Explaining the Unseen: Multimodal Vision-Language Reasoning for Situational Awareness in Underground Mining Disasters
Abstract
Underground mining disasters create extreme environmental conditions—pervasive darkness, dense dust, and structural collapse—that severely degrade visual information, making accurate situational awareness exceptionally difficult for both human responders and conventional vision systems. To address this, we propose MDSE, Multimodal Disaster Situation Explainer, a novel vision-language framework that automatically generates detailed textual explanations of post-disaster underground scenes. MDSE has three-fold innovations: (i) Context-Aware Cross-Attention that robustly aligns visual and textual features even under severe degradation; (ii) Segmentation-aware dual pathway visual encoding that combines global and region-focused embeddings; and (iii) Resource-Efficient Transformer-Based Language Model that generates expressive captions with minimal compute cost.
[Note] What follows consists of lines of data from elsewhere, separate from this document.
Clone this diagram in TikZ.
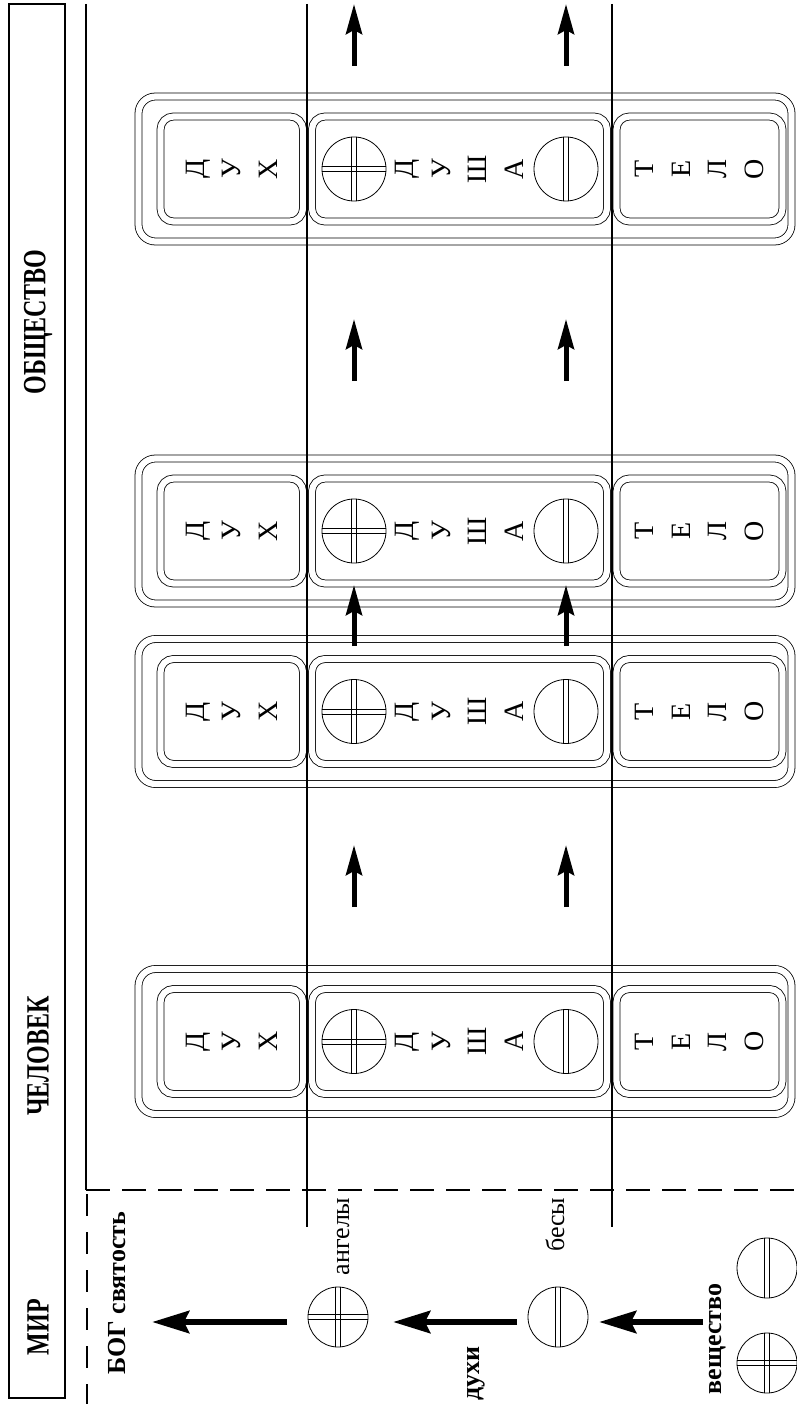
\documentclass[tikz,border=0pt]{standalone}
\usepackage{fontspec}
\setmainfont{Liberation Serif}
\usetikzlibrary{arrows.meta}

\tikzstyle{ring} = [rectangle, draw, line width=0.8pt, double=white,
double distance=6.2pt, inner sep=0pt]
\tikzstyle{grpbox} = [ring, rounded corners=17pt,
minimum width=653pt, minimum height=145pt]
\tikzstyle{cellbox} = [ring, rounded corners=13pt, rotate=90,
minimum width=105pt, align=center, font=\fontsize{28}{36.5}\selectfont]
\tikzstyle{soulmark} = [circle, draw, line width=0.8pt, minimum size=64pt, inner sep=0pt]
\tikzstyle{rowline} = [line width=1.1pt]
\tikzstyle{headtext} = [rotate=90, font=\bfseries\fontsize{24}{28}\selectfont]
\tikzstyle{sidelabel} = [rotate=90, anchor=east, font=\fontsize{26}{30}\selectfont]
\tikzstyle{boldlabel} = [rotate=90, anchor=east, font=\bfseries\fontsize{26}{30}\selectfont]
\tikzstyle{uparrow} = [-{Stealth[length=30pt, width=16pt, inset=4pt]}, line width=5pt]
\tikzstyle{leftarrow} = [-{Stealth[length=37pt, width=22pt, inset=5pt]}, line width=6.5pt]

\newcommand{\tallword}[1]{\scalebox{1}[1.35]{#1}}
\newcommand{\soulbar}[1]{%
  \foreach \s in {-2.5,2.5}
    \draw[line width=0.8pt] ([xshift=\s pt]#1.north) -- ([xshift=\s pt]#1.south);}
\newcommand{\soulcross}[1]{\soulbar{#1}%
  \foreach \s in {-2.5,2.5}
    \draw[line width=0.8pt] ([yshift=\s pt]#1.west) -- ([yshift=\s pt]#1.east);}

\begin{document}
\begin{tikzpicture}[x=1pt, y=-1pt]
    \useasboundingbox (0,0) rectangle (796,1404);

    % title bar
    \draw[rowline] (9,4) rectangle (65,1398);
    \node (mir)  [headtext] at (38,1327) {\tallword{МИР}};
    \node (chel) [headtext] at (38,1056) {\tallword{ЧЕЛОВЕК}};
    \node (obsh) [headtext] at (38,322)  {\tallword{ОБЩЕСТВО}};

    \draw[rowline] (86,4) -- (86,1190);
    \draw[rowline, dash pattern=on 24pt off 12pt] (86,1190) -- (796,1190);
    \draw[rowline, dash pattern=on 22pt off 16pt] (87,1194) -- (87,1404);

    % man and society
    \foreach \n/\y in {1/169, 2/531, 3/711.5, 4/1041.5} {
        \node (g\n)     [grpbox] at (465,\y) {};
        \node (dux\n)   [cellbox, minimum height=142.5pt] at (231.75,\y) {Д\\У\\Х};
        \node (dusha\n) [cellbox, minimum height=295pt] at (459.5,\y) {Д\\У\\Ш\\А};
        \node (telo\n)  [cellbox, minimum height=166pt] at (699.5,\y) {Т\\Е\\Л\\О};
        \node (up\n) [soulmark] at (354,\y) {};
        \node (dn\n) [soulmark] at (566,\y) {};
        \soulcross{up\n}
        \soulbar{dn\n}
    }

    \draw[rowline] (307,4) -- (307,1227);
    \draw[rowline] (612,4) -- (612,1227);

    \foreach \x/\k in {354/a, 566/b} {
        \coordinate (top\k)  at (\x,4);
        \coordinate (from\k) at (\x,66);
        \coordinate (to2\k)  at (\x,319);
        \coordinate (fr2\k)  at (\x,381);
        \coordinate (to3\k)  at (\x,585);
        \coordinate (fr3\k)  at (\x,646);
        \coordinate (to4\k)  at (\x,845);
        \coordinate (fr4\k)  at (\x,907);
        \draw[uparrow] (from\k) -- (top\k);
        \draw[uparrow] (fr2\k) -- (to2\k);
        \draw[uparrow] (fr3\k) -- (to3\k);
        \draw[uparrow] (fr4\k) -- (to4\k);
    }

    % world
    \node (angel) [soulmark, minimum size=60pt] at (338,1317) {};
    \node (demon) [soulmark, minimum size=60pt] at (558,1317) {};
    \node (matA)  [soulmark, minimum size=60pt] at (767,1268) {};
    \node (matB)  [soulmark, minimum size=60pt] at (767,1363) {};
    \soulcross{angel}
    \soulbar{demon}
    \soulbar{matA}
    \soulcross{matB}

    \node (angels)  [sidelabel] at (343,1194) {ангелы};
    \node (demons)  [sidelabel] at (555,1194) {бесы};
    \node (god)     [boldlabel] at (117,1208) {БОГ святость};
    \node (spirits) [boldlabel] at (476,1343) {духи};
    \node (matter)  [boldlabel] at (718,1280) {вещество};

    \coordinate (godtip) at (152,1322);
    \coordinate (angfrom) at (287,1322);
    \coordinate (angtip) at (393,1322);
    \coordinate (demfrom) at (517,1322);
    \coordinate (demtip) at (599,1322);
    \coordinate (matfrom) at (703,1322);
    \draw[leftarrow] (angfrom) -- (godtip);
    \draw[leftarrow] (demfrom) -- (angtip);
    \draw[leftarrow] (matfrom) -- (demtip);
\end{tikzpicture}
\end{document}
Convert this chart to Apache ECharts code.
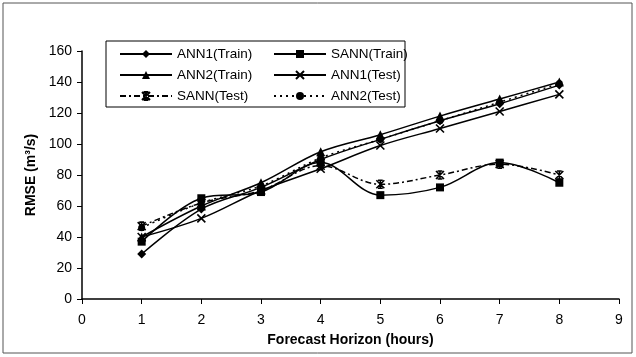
<!DOCTYPE html>
<html><head><meta charset="utf-8">
<script src="https://cdn.jsdelivr.net/npm/echarts@6/dist/echarts.min.js"></script>
<style>html,body{margin:0;padding:0;background:#fff}#c{width:636px;height:357px}</style>
</head><body><div id="c"></div>
<script>
var hours = [1, 2, 3, 4, 5, 6, 7, 8];
var ann1Train = [29, 58, 72, 90, 103, 115, 126, 138];
var sannTrain = [37, 65, 69, 88, 67, 72, 88, 75];
var ann2Train = [40, 60, 75, 95, 106, 118, 129, 140];
var ann1Test  = [40, 52, 70, 84, 99, 110, 121, 132];
var sannTest  = [47, 62, 70, 86, 74, 80, 87, 80];
var ann2Test  = [46, 62, 73, 91, 103, 115, 127, 139];
var yTicks = [0, 20, 40, 60, 80, 100, 120, 140, 160];

function pts(v){ return hours.map(function(h,i){ return [h, v[i]]; }); }
var xPath = 'path://M0,0L10,10M10,0L0,10';
var starPath = 'path://M0,0L10,10M10,0L0,10M5,0L5,10M2,0L8,0M2,10L8,10';

function mk(name, data, sym, size, ltype, stroke){
  return {
    name: name, type: 'line', data: pts(data), smooth: 0.35,
    symbol: sym, symbolSize: size,
    lineStyle: {color: '#000', width: 1.5, type: ltype},
    itemStyle: {color: '#000', borderColor: '#000', borderWidth: stroke ? 1.6 : 0},
    emphasis: {disabled: true}
  };
}

var chart = echarts.init(document.getElementById('c'));
chart.setOption({
  animation: false,
  backgroundColor: '#fff',
  grid: {left: 82, right: 17, top: 51, bottom: 58},
  graphic: [
    {type: 'rect', shape: {x: 3, y: 3, width: 629, height: 350}, style: {fill: 'none', stroke: '#555', lineWidth: 1}},
    {type: 'rect', shape: {x: 106, y: 41, width: 299, height: 66}, style: {fill: '#fff', stroke: '#000', lineWidth: 1}, z: 5}
  ],
  legend: [
    {data: ['ANN1(Train)', 'ANN2(Train)', 'SANN(Test)'], orient: 'vertical', left: 114, top: 42,
     itemWidth: 52, itemHeight: 10, itemGap: 7, z: 10,
     textStyle: {fontFamily: 'Liberation Sans, Arial', fontSize: 13.5, color: '#000'}},
    {data: ['SANN(Train)', 'ANN1(Test)', 'ANN2(Test)'], orient: 'vertical', left: 268, top: 42,
     itemWidth: 52, itemHeight: 10, itemGap: 7, z: 10,
     textStyle: {fontFamily: 'Liberation Sans, Arial', fontSize: 13.5, color: '#000'}}
  ],
  xAxis: {
    type: 'value', min: 0, max: 9, interval: 1,
    name: 'Forecast Horizon (hours)', nameLocation: 'middle', nameGap: 34,
    nameTextStyle: {fontFamily: 'Liberation Sans, Arial', fontSize: 14, fontWeight: 'bold', color: '#000'},
    axisLine: {lineStyle: {color: '#000', width: 1.5}},
    axisTick: {show: true, length: 5, lineStyle: {color: '#000'}},
    axisLabel: {fontFamily: 'Liberation Sans, Arial', fontSize: 14, color: '#000', margin: 14},
    splitLine: {show: false}
  },
  yAxis: {
    type: 'value', min: 0, max: 160, interval: 20,
    name: 'RMSE (m³/s)', nameLocation: 'middle', nameGap: 42, nameRotate: 90,
    nameTextStyle: {fontFamily: 'Liberation Sans, Arial', fontSize: 14, fontWeight: 'bold', color: '#000'},
    axisLine: {show: true, lineStyle: {color: '#000', width: 1.5}},
    axisTick: {show: true, length: 5, lineStyle: {color: '#000'}},
    axisLabel: {fontFamily: 'Liberation Sans, Arial', fontSize: 14, color: '#000', margin: 10,
      formatter: function(v){ return yTicks.indexOf(v) >= 0 ? String(v) : ''; }},
    splitLine: {show: false}
  },
  series: [
    mk('ANN1(Train)', ann1Train, 'diamond', 9, 'solid', false),
    mk('SANN(Train)', sannTrain, 'rect', 8, 'solid', false),
    mk('ANN2(Train)', ann2Train, 'triangle', 9, 'solid', false),
    mk('ANN1(Test)', ann1Test, xPath, 8, 'solid', true),
    mk('SANN(Test)', sannTest, starPath, 8, [6, 3, 2, 3], true),
    mk('ANN2(Test)', ann2Test, 'circle', 7, [2, 4], false)
  ]
});
</script></body></html>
Importantly, we present the Underground Mine Disaster (UMD) dataset, the first large-scale image-caption corpus of real underground disaster scenes with expert annotations, for training and rigorous evaluation. Extensive experiments on the UMD dataset and related benchmarks show that MDSE significantly outperforms state-of-the-art vision-language captioning models, producing more accurate and contextually relevant descriptions that capture crucial details in obscured environments. These results demonstrate that MDSE's multimodal architecture and domain-focused data substantially improve situational awareness for underground emergency response.